DIRECTIVE:
Give the number of lines holding the string "page" and nothing more.

(Items listed in a dataset)

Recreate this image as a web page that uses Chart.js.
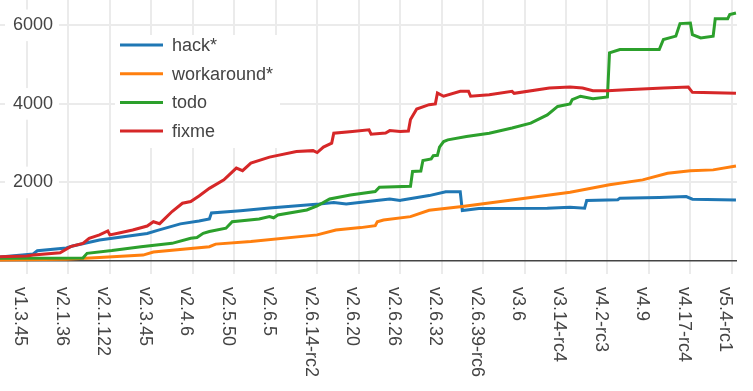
<!DOCTYPE html>
<html>
<head>
<meta charset="utf-8">
<script src="https://cdn.jsdelivr.net/npm/chart.js@4.4.0/dist/chart.umd.min.js"></script>
<style>
    html, body { margin: 0; padding: 0; background: #fff; }
    #wrap { width: 753px; height: 391px; }
</style>
</head>
<body>
<div id="wrap"><canvas id="kernelChart"></canvas></div>
<script>
// positions (tag index) of the labelled tags on the x axis
var tickIndex = [13, 33, 53, 73, 93, 113, 133, 153, 173, 193, 213, 233, 253, 273, 293, 313, 333, 353];
var tickLabels = ['v1.3.45', 'v2.1.36', 'v2.1.122', 'v2.3.45', 'v2.4.6', 'v2.5.50', 'v2.6.5',
    'v2.6.14-rc2', 'v2.6.20', 'v2.6.26', 'v2.6.32', 'v2.6.39-rc6', 'v3.6', 'v3.14-rc4',
    'v4.2-rc3', 'v4.9', 'v4.17-rc4', 'v5.4-rc1'];
var yTicks = [0, 2000, 4000, 6000];

// [tag index, count]
var hack = [[0, 100], [16, 180], [18, 260], [32, 330], [35, 380], [48, 535], [71, 700], [76, 780],
    [87, 945], [96, 1020], [101, 1070], [102, 1225], [116, 1280], [130, 1350], [154, 1450],
    [161, 1490], [167, 1450], [188, 1580], [193, 1540], [194, 1555], [207, 1665], [215, 1760],
    [222, 1760], [223, 1285], [231, 1335], [264, 1340], [275, 1370], [282, 1345], [283, 1540],
    [298, 1560], [299, 1600], [318, 1615], [331, 1640], [334, 1575], [355, 1555]];

var workaround = [[0, 25], [32, 45], [48, 90], [69, 150], [74, 230], [101, 365], [104, 430],
    [121, 495], [153, 665], [162, 790], [174, 850], [181, 900], [182, 1000], [185, 1045],
    [198, 1130], [207, 1290], [223, 1385], [246, 1545], [275, 1750], [294, 1940], [310, 2065],
    [322, 2235], [333, 2300], [344, 2320], [355, 2420]];

var todo = [[0, 70], [40, 75], [42, 195], [54, 265], [68, 365], [83, 450], [92, 580], [95, 600],
    [98, 705], [101, 750], [109, 835], [112, 1000], [125, 1070], [130, 1130], [132, 1100],
    [134, 1170], [148, 1300], [153, 1400], [159, 1580], [169, 1680], [181, 1770], [183, 1880],
    [198, 1900], [199, 2280], [203, 2290], [204, 2560], [208, 2600], [209, 2680], [211, 2690],
    [212, 2900], [214, 3040], [216, 3085], [225, 3170],
    [236, 3255], [247, 3385], [256, 3510], [264, 3720], [269, 3935], [275, 4000], [276, 4110],
    [280, 4195], [286, 4130], [293, 4175], [294, 5300], [299, 5385], [318, 5385], [320, 5640],
    [326, 5725], [328, 6045], [333, 6060], [334, 5765], [338, 5680], [344, 5725], [345, 6165],
    [351, 6165], [352, 6275], [355, 6315]];

var fixme = [[0, 110], [13, 125], [16, 150], [29, 210], [34, 365], [40, 450], [43, 580], [48, 665],
    [52, 765], [53, 665], [58, 720], [64, 790], [71, 890], [74, 1000], [77, 950], [83, 1260],
    [88, 1470], [92, 1515], [96, 1655], [101, 1850], [108, 2065], [114, 2365], [117, 2300],
    [121, 2490], [130, 2645], [143, 2785], [151, 2810], [153, 2760], [156, 2900], [160, 3000],
    [161, 3255], [170, 3300], [178, 3340], [179, 3230], [186, 3260], [188, 3320], [193, 3300],
    [197, 3310], [198, 3600], [201, 3870], [207, 3980], [210, 4000], [211, 4275], [214, 4195],
    [222, 4320], [226, 4320], [227, 4195], [236, 4235], [247, 4320], [248, 4270], [265, 4405],
    [275, 4430], [281, 4405], [286, 4335], [293, 4335], [302, 4360], [320, 4405], [332, 4430],
    [334, 4295], [355, 4270]];

var FONT = '"Liberation Sans", Arial, sans-serif';

function toPoints(arr) {
    return arr.map(function(p) { return { x: p[0], y: p[1] }; });
}

function line(label, arr, color, order) {
    return {
        label: label,
        data: toPoints(arr),
        borderColor: color,
        backgroundColor: color,
        borderWidth: 3,
        pointRadius: 0,
        tension: 0,
        order: order
    };
}

// rotated tag names under the plot (clockwise, reading downwards)
var tagLabelsPlugin = {
    id: 'tagLabels',
    afterDraw: function(chart) {
        var ctx = chart.ctx;
        var xScale = chart.scales.x;
        var top = chart.chartArea.bottom + 13;
        ctx.save();
        ctx.font = '18px ' + FONT;
        ctx.fillStyle = '#444';
        ctx.textAlign = 'left';
        ctx.textBaseline = 'alphabetic';
        tickIndex.forEach(function(v, i) {
            var px = xScale.getPixelForValue(v);
            ctx.save();
            ctx.translate(px - 11.5, top);
            ctx.rotate(Math.PI / 2);
            ctx.fillText(tickLabels[i], 0, 0);
            ctx.restore();
        });
        ctx.restore();
    }
};

// legend box inside the plot
var boxLegendPlugin = {
    id: 'boxLegend',
    afterDraw: function(chart) {
        var ctx = chart.ctx;
        ctx.save();
        ctx.fillStyle = '#fff';
        ctx.fillRect(115, 35, 165, 113);
        ctx.font = '18px ' + FONT;
        ctx.textAlign = 'left';
        ctx.textBaseline = 'middle';
        chart.data.datasets.forEach(function(ds, i) {
            var y = 45 + i * 28.7;
            ctx.strokeStyle = ds.borderColor;
            ctx.lineWidth = 3;
            ctx.beginPath();
            ctx.moveTo(120, y);
            ctx.lineTo(163, y);
            ctx.stroke();
            ctx.fillStyle = '#444';
            ctx.fillText(ds.label, 172, y + 1);
        });
        ctx.restore();
    }
};

var ctx = document.getElementById('kernelChart').getContext('2d');
new Chart(ctx, {
    type: 'line',
    data: {
        datasets: [
            line('hack*', hack, '#1f77b4', 3),
            line('workaround*', workaround, '#ff7f0e', 2),
            line('todo', todo, '#2ca02c', 1),
            line('fixme', fixme, '#d62728', 0)
        ]
    },
    options: {
        responsive: true,
        maintainAspectRatio: false,
        animation: false,
        layout: { padding: { left: 0, top: 0, right: 16, bottom: 117 } },
        plugins: {
            legend: { display: false },
            tooltip: { enabled: false }
        },
        scales: {
            x: {
                type: 'linear',
                min: 0,
                max: 355.5,
                border: { display: false },
                grid: { color: '#ebebeb', lineWidth: 2, drawTicks: false },
                ticks: { display: false },
                afterBuildTicks: function(scale) {
                    scale.ticks = tickIndex.map(function(v) { return { value: v }; });
                },
                afterFit: function(scale) {
                    scale.height = 0;
                    scale.paddingLeft = 0;
                    scale.paddingRight = 0;
                }
            },
            y: {
                type: 'linear',
                min: -331,
                max: 6645,
                bounds: 'data',
                border: { display: false },
                grid: {
                    drawTicks: false,
                    color: function(c) { return c.tick && c.tick.value === 0 ? '#444' : '#ebebeb'; },
                    lineWidth: function(c) { return c.tick && c.tick.value === 0 ? 1.5 : 2; }
                },
                ticks: {
                    mirror: true,
                    padding: 13,
                    color: '#444',
                    font: { family: FONT, size: 18 },
                    showLabelBackdrop: true,
                    backdropColor: function(c) { return c.tick && c.tick.value === 0 ? 'rgba(0,0,0,0)' : '#fff'; },
                    backdropPadding: { top: 5, bottom: 5, left: 8, right: 6 },
                    callback: function(v) { return v === 0 ? '' : String(v); }
                },
                afterBuildTicks: function(scale) {
                    scale.ticks = yTicks.map(function(v) { return { value: v }; });
                },
                afterFit: function(scale) {
                    scale.width = 0;
                    scale.paddingTop = 0;
                    scale.paddingBottom = 0;
                }
            }
        }
    },
    plugins: [tagLabelsPlugin, boxLegendPlugin]
});
</script>
</body>
</html>
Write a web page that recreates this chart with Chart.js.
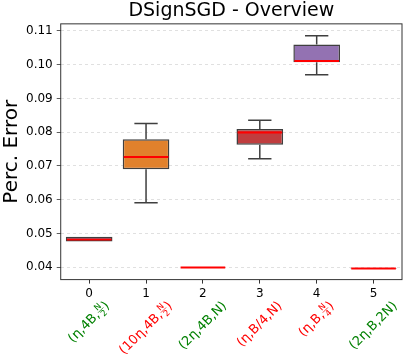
<!DOCTYPE html>
<html>
<head>
<meta charset="utf-8">
<script src="https://cdn.jsdelivr.net/npm/chart.js@4.4.0/dist/chart.umd.min.js"></script>
<style>
html, body { margin: 0; padding: 0; background: #fff; }
#wrap { width: 407px; height: 363px; }
</style>
</head>
<body>
<div id="wrap"><canvas id="myChart"></canvas></div>
<script>
// categories and the config label under each one ({N/2} = stacked fraction)
var categories = ['0', '1', '2', '3', '4', '5'];
var configLabels = ['(η,4B,{N/2})', '(10η,4B,{N/2})', '(2η,4B,N)', '(η,B/4,N)', '(η,B,{N/4})', '(2η,B,2N)'];
var labelColors = ['green', 'red', 'green', 'red', 'red', 'green'];

// box plot values
var whiskerLow  = [0.0476, 0.0591, 0.03985, 0.0721, 0.0970, 0.03955];
var q1          = [0.0476, 0.0690, 0.03985, 0.0763, 0.1007, 0.03955];
var medians     = [0.0482, 0.0726, 0.0399,  0.0799, 0.1011, 0.0396];
var q3          = [0.0490, 0.0779, 0.03995, 0.0809, 0.1060, 0.03965];
var whiskerHigh = [0.0490, 0.0826, 0.03995, 0.0835, 0.1086, 0.03965];

var boxColors = ['#3274a1', '#e1812c', '#3a923a', '#c03d3e', '#9372b2', '#845b53'];
var yMin = 0.0363, yMax = 0.1121, yStep = 0.01;

var boxPlugin = {
    id: 'boxParts',
    afterDatasetsDraw: function (chart) {
        var ctx = chart.ctx, y = chart.scales.y;
        var meta = chart.getDatasetMeta(0);
        ctx.save();
        meta.data.forEach(function (bar, i) {
            var cx = bar.x, half = bar.width / 2, cap = bar.width / 4;
            var yq1 = y.getPixelForValue(q1[i]), yq3 = y.getPixelForValue(q3[i]);
            var ylo = y.getPixelForValue(whiskerLow[i]), yhi = y.getPixelForValue(whiskerHigh[i]);
            ctx.strokeStyle = '#3f3f3f';
            ctx.lineWidth = 1.5;
            ctx.beginPath();
            if (whiskerHigh[i] > q3[i]) {
                ctx.moveTo(cx, yq3); ctx.lineTo(cx, yhi);
                ctx.moveTo(cx - cap, yhi); ctx.lineTo(cx + cap, yhi);
            }
            if (whiskerLow[i] < q1[i]) {
                ctx.moveTo(cx, yq1); ctx.lineTo(cx, ylo);
                ctx.moveTo(cx - cap, ylo); ctx.lineTo(cx + cap, ylo);
            }
            ctx.stroke();
            var ym = y.getPixelForValue(medians[i]);
            ctx.strokeStyle = '#ff0000';
            ctx.lineWidth = 2;
            ctx.beginPath();
            ctx.moveTo(cx - half + 1, ym); ctx.lineTo(cx + half - 1, ym);
            ctx.stroke();
        });
        ctx.restore();
    },
    afterDraw: function (chart) {
        var ctx = chart.ctx, a = chart.chartArea, x = chart.scales.x;
        ctx.save();
        // frame
        ctx.strokeStyle = '#333';
        ctx.lineWidth = 1;
        ctx.strokeRect(a.left, a.top, a.right - a.left, a.bottom - a.top);

        // rotated config labels
        var big = '13px "DejaVu Sans"', small = '8.5px "DejaVu Sans"';
        configLabels.forEach(function (lab, i) {
            var parts = lab.split(/\{([^}\/]*)\/([^}]*)\}/);
            var segs = [];
            for (var k = 0; k < parts.length; k += 3) {
                if (parts[k]) segs.push({ t: parts[k] });
                if (k + 1 < parts.length) segs.push({ num: parts[k + 1], den: parts[k + 2] });
            }
            var total = 0;
            segs.forEach(function (s) {
                if (s.t !== undefined) { ctx.font = big; s.w = ctx.measureText(s.t).width; }
                else { ctx.font = small; s.w = Math.max(ctx.measureText(s.num).width, ctx.measureText(s.den).width) + 2; }
                total += s.w;
            });
            var h = 15;
            var d = (total + h) / (2 * Math.SQRT2);
            ctx.save();
            ctx.translate(x.getPixelForValue(i), a.bottom + 19 + d);
            ctx.rotate(-Math.PI / 4);
            ctx.fillStyle = labelColors[i];
            ctx.strokeStyle = labelColors[i];
            ctx.textBaseline = 'middle';
            var px = -total / 2;
            segs.forEach(function (s) {
                if (s.t !== undefined) {
                    ctx.font = big; ctx.textAlign = 'left';
                    ctx.fillText(s.t, px, 0);
                } else {
                    ctx.font = small; ctx.textAlign = 'center';
                    ctx.fillText(s.num, px + s.w / 2, -4.5);
                    ctx.fillText(s.den, px + s.w / 2, 4.5);
                    ctx.lineWidth = 0.7;
                    ctx.beginPath();
                    ctx.moveTo(px + 0.5, -0.5); ctx.lineTo(px + s.w - 0.5, -0.5);
                    ctx.stroke();
                }
                px += s.w;
            });
            ctx.restore();
        });
        ctx.restore();
    }
};

var ctx = document.getElementById('myChart').getContext('2d');
var myChart = new Chart(ctx, {
    type: 'bar',
    data: {
        labels: categories,
        datasets: [{
            data: q1.map(function (v, i) { return [v, q3[i]]; }),
            backgroundColor: boxColors,
            borderColor: '#3f3f3f',
            borderWidth: 1.5,
            borderSkipped: false,
            categoryPercentage: 1,
            barPercentage: 0.82
        }]
    },
    options: {
        responsive: true,
        maintainAspectRatio: false,
        animation: false,
        layout: { padding: { left: 2, right: 5, top: 0, bottom: 59 } },
        plugins: {
            legend: { display: false },
            tooltip: { enabled: false },
            title: {
                display: true,
                text: 'DSignSGD - Overview',
                fullSize: false,
                color: '#000',
                font: { family: 'DejaVu Sans', size: 19, weight: 'normal', lineHeight: 1.15 },
                padding: { top: 0, bottom: 2 }
            }
        },
        scales: {
            x: {
                offset: true,
                grid: { offset: false, drawOnChartArea: false, drawTicks: true, tickLength: 4, tickColor: '#333' },
                border: { display: false },
                ticks: { color: '#000', padding: 3, maxRotation: 0, font: { family: 'DejaVu Sans', size: 12 } }
            },
            y: {
                min: yMin,
                max: yMax,
                grid: { color: '#d8d8d8', lineWidth: 0.8, borderDash: [3, 3], tickLength: 4, tickColor: '#333', tickBorderDash: [] },
                border: { display: false, dash: [3, 3] },
                ticks: {
                    stepSize: yStep,
                    includeBounds: false,
                    color: '#000',
                    padding: 4,
                    font: { family: 'DejaVu Sans', size: 12 },
                    callback: function (v) { return v.toFixed(2); }
                },
                title: {
                    display: true,
                    text: 'Perc. Error',
                    color: '#000',
                    font: { family: 'DejaVu Sans', size: 20, lineHeight: 1.0 },
                    padding: { top: 0, bottom: 0 }
                }
            }
        }
    },
    plugins: [boxPlugin]
});
</script>
</body>
</html>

SOLUTION FOR THIS TASK:
2